Enquanto Nilton e Francimar navegam o barco pelo paraná que liga o lago ao rio Amazonas, contemplando uma vista infinita de sacolas de plástico engatadas nas árvores junto a dezenas de lixos, eles afirmam que se enxergam distanciados de debates sobre o clima que só ouvem falar na TV, como a Conferência das Partes (COP). Nilton chega a se excluir da luta pelo clima por considerar que não será ouvido devido sua baixa escolaridade.
“O pior é que elas [as pessoas] não sabem o que está acontecendo. Elas falam porque elas ouvem os outros falarem, mas elas não vivem dentro daquilo ali, porque para falar de uma coisa você tem que conhecer. A questão da nossa Amazônia é isso, as pessoas ouvem o que falam por aí, mas elas não estão aqui para realmente entender”, conclui. Em 2022, as decisões tomadas por parte de empresários e governantes na COP 27 preveem o uso do mercado de carbono com a ideia de “pagar” para poluir, dinheiro proveniente de países ricos e poluidores. De olho na Amazônia, os territórios tradicionais e de povos originários são vistos como uma das principais fontes para gerar créditos de carbono, sem autorização das populações.
“As pessoas estarem decidindo pela gente é que é difícil, porque hoje a gente sofre mais por parte dos governos, principalmente agora. Eu creio que a gente tem condições para chegar e debater porque, por exemplo, uma pessoa que está lá em Brasília, ela não sabe o que se passa aqui. Se tivermos esse espaço, se a pessoa passar a conhecer, a ouvir, vai ser diferente. As pessoas vão procurar valorizar mais o pequeno” afirma Nilton.
“Eu creio que a gente tem condições para chegar e debater porque, por exemplo, uma pessoa que está lá em Brasília, ela não sabe o que se passa aqui. Se tivermos esse espaço, se a pessoa passar a conhecer, a ouvir, vai ser diferente”
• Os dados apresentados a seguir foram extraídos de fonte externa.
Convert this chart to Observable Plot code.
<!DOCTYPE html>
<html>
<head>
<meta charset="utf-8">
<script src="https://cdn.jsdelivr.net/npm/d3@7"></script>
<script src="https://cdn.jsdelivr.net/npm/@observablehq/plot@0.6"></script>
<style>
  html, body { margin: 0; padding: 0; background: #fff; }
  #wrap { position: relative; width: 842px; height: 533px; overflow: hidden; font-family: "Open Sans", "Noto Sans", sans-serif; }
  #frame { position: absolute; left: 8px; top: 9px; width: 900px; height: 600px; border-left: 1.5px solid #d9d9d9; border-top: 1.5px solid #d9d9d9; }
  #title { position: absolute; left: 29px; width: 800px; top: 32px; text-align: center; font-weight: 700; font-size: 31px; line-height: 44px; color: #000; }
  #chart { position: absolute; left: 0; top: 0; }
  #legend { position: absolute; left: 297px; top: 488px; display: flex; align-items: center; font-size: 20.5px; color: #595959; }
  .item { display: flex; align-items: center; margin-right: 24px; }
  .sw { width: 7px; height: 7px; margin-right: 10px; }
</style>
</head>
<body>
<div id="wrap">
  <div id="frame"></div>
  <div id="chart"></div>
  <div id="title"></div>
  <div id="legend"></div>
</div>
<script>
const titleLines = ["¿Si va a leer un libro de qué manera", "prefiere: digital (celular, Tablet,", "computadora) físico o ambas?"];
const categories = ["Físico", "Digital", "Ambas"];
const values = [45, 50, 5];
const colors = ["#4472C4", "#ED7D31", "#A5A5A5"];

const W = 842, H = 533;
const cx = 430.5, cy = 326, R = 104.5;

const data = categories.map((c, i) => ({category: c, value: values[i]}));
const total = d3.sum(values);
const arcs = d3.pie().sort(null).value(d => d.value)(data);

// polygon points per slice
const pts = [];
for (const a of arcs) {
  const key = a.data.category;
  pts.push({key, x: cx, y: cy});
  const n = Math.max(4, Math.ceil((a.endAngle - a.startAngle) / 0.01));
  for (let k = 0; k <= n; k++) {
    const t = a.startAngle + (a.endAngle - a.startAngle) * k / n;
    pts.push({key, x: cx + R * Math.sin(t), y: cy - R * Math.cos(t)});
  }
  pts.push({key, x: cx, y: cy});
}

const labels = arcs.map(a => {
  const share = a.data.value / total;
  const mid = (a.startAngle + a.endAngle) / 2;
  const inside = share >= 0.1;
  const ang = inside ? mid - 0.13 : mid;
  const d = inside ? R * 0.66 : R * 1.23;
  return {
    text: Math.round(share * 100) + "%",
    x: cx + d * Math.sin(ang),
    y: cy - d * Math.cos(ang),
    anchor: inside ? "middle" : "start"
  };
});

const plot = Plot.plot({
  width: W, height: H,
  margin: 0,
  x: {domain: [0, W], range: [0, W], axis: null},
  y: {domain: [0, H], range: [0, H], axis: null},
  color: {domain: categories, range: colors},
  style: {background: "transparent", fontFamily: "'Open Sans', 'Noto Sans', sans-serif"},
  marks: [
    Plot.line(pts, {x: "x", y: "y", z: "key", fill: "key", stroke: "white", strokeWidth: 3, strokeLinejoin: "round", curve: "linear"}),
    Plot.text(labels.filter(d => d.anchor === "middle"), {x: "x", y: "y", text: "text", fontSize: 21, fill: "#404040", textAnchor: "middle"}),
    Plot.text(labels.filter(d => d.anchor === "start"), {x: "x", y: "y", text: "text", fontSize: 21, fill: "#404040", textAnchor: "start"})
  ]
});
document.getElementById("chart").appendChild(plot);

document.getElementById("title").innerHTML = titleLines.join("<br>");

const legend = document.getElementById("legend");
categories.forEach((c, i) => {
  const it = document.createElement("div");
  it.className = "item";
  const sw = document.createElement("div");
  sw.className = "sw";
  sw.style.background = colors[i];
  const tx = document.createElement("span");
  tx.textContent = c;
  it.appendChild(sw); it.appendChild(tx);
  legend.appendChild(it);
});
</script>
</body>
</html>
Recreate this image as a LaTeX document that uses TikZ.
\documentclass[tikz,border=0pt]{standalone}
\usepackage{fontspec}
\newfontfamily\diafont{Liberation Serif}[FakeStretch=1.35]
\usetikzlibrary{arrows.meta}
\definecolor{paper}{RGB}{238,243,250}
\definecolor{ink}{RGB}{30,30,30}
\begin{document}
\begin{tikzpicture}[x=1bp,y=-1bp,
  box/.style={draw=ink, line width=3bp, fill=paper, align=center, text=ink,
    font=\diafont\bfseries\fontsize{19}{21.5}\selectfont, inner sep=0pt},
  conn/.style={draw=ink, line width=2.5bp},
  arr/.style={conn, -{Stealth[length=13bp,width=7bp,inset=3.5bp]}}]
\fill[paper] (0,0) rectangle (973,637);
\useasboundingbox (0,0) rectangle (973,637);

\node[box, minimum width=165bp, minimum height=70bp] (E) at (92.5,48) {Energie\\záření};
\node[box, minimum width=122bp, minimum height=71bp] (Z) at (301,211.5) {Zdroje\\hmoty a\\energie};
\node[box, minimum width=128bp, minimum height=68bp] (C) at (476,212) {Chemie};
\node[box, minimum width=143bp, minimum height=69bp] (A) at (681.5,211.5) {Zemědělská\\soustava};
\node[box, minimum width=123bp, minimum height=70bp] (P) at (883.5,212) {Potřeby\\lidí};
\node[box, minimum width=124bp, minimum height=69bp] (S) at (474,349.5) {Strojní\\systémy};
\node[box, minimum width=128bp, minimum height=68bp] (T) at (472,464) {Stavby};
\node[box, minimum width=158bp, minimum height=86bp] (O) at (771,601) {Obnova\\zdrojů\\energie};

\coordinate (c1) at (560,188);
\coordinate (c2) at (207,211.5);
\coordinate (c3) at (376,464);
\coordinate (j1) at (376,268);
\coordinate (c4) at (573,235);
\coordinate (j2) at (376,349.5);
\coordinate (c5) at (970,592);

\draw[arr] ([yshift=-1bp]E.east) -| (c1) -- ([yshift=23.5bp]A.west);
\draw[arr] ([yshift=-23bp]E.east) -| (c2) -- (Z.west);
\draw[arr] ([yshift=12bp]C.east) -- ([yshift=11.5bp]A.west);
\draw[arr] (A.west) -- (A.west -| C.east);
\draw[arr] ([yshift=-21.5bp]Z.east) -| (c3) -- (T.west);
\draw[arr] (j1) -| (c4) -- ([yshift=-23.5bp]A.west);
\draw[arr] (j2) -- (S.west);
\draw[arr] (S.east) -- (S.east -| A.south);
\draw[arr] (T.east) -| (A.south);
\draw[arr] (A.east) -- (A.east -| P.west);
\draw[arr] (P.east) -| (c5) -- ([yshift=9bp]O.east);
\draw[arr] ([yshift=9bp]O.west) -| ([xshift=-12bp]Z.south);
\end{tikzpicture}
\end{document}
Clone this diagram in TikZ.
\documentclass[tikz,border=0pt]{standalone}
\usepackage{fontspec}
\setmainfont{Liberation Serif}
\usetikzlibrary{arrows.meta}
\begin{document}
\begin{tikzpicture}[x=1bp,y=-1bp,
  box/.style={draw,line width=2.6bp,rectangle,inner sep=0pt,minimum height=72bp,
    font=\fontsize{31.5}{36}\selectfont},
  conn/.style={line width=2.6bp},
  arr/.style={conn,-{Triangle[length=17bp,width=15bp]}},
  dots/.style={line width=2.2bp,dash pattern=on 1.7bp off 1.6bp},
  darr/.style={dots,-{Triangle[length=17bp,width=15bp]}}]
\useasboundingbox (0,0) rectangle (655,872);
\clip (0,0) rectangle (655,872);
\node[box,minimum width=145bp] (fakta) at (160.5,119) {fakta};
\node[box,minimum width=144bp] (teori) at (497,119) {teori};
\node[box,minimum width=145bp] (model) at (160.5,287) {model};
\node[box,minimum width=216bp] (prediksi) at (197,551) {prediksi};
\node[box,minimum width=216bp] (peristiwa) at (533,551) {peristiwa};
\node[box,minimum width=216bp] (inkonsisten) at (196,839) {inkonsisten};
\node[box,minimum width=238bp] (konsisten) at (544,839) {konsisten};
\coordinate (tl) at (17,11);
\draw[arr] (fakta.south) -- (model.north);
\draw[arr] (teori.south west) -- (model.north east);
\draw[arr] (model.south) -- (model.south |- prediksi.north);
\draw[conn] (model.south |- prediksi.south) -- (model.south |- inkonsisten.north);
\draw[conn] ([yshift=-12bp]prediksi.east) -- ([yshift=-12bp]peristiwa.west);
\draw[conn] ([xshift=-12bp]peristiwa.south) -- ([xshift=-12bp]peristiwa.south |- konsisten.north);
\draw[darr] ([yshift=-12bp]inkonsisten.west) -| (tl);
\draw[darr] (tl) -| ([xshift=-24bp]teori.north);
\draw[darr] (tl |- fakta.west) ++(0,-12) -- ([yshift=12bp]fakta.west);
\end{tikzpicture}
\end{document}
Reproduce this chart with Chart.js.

Entre os desafios de ficar por dentro do assunto na Amazônia, está a falta de acesso a diferentes meios de comunicação já que a jornada de trabalho fica cada vez mais longa. “Os debates de mudanças climáticas não chegam até a gente, principalmente porque nós chegamos hoje da pesca e daqui a três dias nós já estamos saindo de volta de novo, então nós não temos quase contato com informação”, explica Francimar Souza.